Although scoreless at halftime, the junior guard exploded for a team-high 14 points after intermission to propel Minnesota to a hard-fought 66-53 win over Northwestern Thursday afternoon.
Both squads seemed a little jittery as the tournament kicked off. Badly missed three-pointers, butterfingers, and loose balls galore defined the first ten minutes of the contest.
Westbrook admitted to playing a little tentative early, but also said that he “didn’t want to come out and force anything; I just tried to let the game come to me.”
The Gophers overcame a poor first-half defensive effort that saw Northwestern star Kevin Coble rack up 19 points, including a buzzer-beating three-pointer to pull the Wildcats within six points at the break.
According to coach Tubby Smith, stopping Coble was the topic of halftime.
Big shocker there.
When a Big Ten player scores 19 points in a game, it’s a remarkable achievement. When it’s 19 points in a half, serious corrections are needed. And Smith’s players responded.
“They [the players] took it to heart and decided to do a better job defensively,” an exhausted and pleased Smith said after the game. “We were able to run them off the three-point line and chase them more.”
A great deal of credit for the improved Gopher defense goes to Ralph Sampson’s team-high five blocked shots. Minnesota swatted away eleven field goal attempts in all, and as a result, Northwestern struggled to manufacture quality offensive possessions—especially in the second half. The Wildcats finished 32.7% from the floor, while Minnesota checked in at 43.8%.
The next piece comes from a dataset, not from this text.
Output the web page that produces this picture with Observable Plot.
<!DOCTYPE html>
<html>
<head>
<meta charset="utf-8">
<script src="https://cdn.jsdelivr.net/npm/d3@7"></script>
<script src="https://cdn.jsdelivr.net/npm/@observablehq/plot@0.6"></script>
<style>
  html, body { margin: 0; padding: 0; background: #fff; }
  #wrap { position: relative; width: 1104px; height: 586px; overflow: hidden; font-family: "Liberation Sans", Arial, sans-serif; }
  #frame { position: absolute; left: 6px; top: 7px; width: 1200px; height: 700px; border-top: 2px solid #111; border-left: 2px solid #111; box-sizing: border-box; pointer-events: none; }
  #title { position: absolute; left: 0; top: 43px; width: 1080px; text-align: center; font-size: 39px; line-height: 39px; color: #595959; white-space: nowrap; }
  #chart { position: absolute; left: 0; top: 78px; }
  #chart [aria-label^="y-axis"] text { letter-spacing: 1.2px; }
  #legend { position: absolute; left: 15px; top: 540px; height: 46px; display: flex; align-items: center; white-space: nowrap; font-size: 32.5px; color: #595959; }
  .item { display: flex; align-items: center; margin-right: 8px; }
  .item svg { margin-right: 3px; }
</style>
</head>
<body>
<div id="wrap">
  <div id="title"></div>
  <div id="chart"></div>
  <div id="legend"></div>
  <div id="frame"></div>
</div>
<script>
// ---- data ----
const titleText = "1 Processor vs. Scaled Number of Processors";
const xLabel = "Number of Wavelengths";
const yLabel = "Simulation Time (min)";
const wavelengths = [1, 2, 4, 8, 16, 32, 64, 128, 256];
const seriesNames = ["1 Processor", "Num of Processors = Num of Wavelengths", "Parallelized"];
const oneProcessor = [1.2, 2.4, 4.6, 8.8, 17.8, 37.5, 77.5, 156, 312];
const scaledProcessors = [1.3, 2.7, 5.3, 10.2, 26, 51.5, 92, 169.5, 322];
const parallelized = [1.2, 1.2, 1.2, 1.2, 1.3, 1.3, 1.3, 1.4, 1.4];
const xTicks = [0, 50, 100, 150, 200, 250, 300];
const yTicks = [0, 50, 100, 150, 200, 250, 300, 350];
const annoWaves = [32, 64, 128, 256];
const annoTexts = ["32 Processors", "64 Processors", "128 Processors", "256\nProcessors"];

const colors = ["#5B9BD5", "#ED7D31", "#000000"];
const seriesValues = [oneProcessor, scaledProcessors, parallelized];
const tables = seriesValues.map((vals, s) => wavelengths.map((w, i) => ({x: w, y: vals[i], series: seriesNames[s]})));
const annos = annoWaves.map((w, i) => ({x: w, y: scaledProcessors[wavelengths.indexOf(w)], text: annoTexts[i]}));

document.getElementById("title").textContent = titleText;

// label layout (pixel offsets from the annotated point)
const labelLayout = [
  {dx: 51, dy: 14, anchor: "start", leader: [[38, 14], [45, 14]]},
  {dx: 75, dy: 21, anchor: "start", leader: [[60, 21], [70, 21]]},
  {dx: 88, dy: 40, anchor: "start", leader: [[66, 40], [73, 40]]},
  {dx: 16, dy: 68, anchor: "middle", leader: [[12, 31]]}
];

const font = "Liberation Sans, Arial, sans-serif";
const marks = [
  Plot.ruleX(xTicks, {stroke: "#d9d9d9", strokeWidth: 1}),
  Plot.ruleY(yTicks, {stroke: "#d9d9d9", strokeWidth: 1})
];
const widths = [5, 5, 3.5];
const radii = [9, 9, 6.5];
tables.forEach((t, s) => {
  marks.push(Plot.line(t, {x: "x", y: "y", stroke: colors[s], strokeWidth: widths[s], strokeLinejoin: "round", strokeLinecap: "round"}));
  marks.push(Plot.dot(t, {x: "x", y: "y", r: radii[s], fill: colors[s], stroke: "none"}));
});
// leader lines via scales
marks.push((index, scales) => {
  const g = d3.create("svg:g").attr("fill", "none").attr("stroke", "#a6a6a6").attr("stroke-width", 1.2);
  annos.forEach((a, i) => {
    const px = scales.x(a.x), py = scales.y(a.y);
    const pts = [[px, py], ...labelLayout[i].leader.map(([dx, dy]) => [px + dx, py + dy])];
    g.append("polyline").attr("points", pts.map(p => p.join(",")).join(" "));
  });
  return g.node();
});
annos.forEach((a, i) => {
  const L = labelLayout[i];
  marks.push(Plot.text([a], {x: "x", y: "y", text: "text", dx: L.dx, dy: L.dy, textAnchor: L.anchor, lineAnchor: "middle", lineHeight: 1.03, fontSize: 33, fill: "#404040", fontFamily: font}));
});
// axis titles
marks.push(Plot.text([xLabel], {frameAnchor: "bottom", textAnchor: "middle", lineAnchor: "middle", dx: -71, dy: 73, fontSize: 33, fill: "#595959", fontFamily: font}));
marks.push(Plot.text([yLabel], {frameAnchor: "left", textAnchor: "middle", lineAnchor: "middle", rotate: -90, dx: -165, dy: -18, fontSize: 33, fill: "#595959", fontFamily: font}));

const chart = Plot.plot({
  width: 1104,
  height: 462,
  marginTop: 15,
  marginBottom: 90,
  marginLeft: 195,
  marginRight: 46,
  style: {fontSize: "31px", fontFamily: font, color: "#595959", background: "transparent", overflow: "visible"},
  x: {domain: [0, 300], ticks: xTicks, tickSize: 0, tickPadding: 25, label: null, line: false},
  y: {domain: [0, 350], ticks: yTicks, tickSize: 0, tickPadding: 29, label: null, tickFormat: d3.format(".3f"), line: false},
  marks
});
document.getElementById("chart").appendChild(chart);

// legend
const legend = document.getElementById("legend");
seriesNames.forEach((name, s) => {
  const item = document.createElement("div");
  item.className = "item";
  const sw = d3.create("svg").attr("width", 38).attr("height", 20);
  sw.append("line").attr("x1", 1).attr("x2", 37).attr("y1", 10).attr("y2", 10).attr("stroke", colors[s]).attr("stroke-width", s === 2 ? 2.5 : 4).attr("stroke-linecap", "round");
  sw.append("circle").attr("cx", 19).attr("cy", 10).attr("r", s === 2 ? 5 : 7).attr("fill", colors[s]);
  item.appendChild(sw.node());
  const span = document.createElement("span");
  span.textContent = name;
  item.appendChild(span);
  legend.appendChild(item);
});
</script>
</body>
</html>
Despite not finding much success inside, ninth-seeded Northwestern, a team that has overachieved all season, wasn’t about to go away quietly. After trailing almost the entire way, the resilient Wildcats battled back to grab a 49-47 lead, their only advantage of the second half.
Smith credited his team for staying poised down the stretch: “I never saw that panic in their eyes”. Whenever Minnesota need a hoop late, Westbrook delivered, and the Gophers really buckled down on the defensive end, holding Northwestern without a point for over seven minutes to reclaim momentum (and ultimately victory).
When the dust had settled, the Gophers had advanced--and earned a date in the quarterfinals Friday against No. 1 seed Michigan State. The Spartans embarrassed their visitors when the teams met last month, posting a lopsided 76-47 win. Smith is confident that his team has improved, although he added that, “Michigan State has improved since then too. We'll have to play a better game than we did today.”
So what’s the verdict from Indianapolis? Are the Gophers safely on the good side of the bubble? Or might another beatdown from the Spartans tomorrow send Minnesota right back to a state of perpetual worry as Selection Sunday looms?
Tubby Smith's team has 22 wins--and counting. Most experts think that’s enough to send Minnesota dancing. After the game, Smith was asked about those predictions, and his answer was straightforward and simple:
“I hope they’re right!”
In Indianapolis this weekend, there’s a lot of gritty, hard-fought basketball going on—and yes, a lot of hoping too.